KDD Papers

Large scale sentiment learning with limited labels

Vasileios Iosifidis (Leibniz University of Hanover);Eirini Ntoutsi (Leibniz University of Hanover)


Sentiment analysis is an important task in order to gain insights over the huge amounts of opinions that are generated in the social media on a daily basis. Although there is a lot of work on sentiment analysis, there are no many datasets available which one can use for developing new methods and for evaluation. To the best of our knowledge, the largest dataset for sentiment analysis is TSentiment, a 1.6 millions machine-annotated tweets dataset covering a period of about 3 months in 2009. This dataset however is too short and therefore insufficient to study heterogeneous, fast evolving streams. Therefore, we annotated the Twitter dataset of 2015 (275 million tweets) and we make it publicly available for research.

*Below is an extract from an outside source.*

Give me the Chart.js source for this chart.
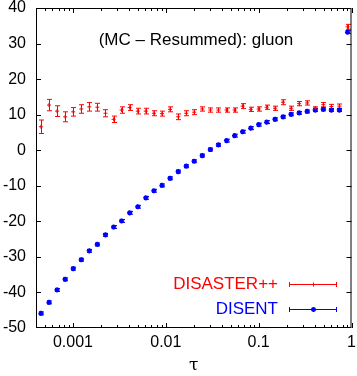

For the annotation we leveraged the power of unlabeled data, together with labeled data which we derived using emoticons and emoticon-lexicons, using semi-supervised learning and in particular, Self-Learning and Co-Training. Our main contribution is the provision of the TSentiment15 dataset together with insights from the analysis, which includes both batch-and stream-processing of the data. In the former, all labeled and unlabeled data are available to the algorithms from the beginning, whereas in the later, they are revealed gradually based on their arrival time in the stream.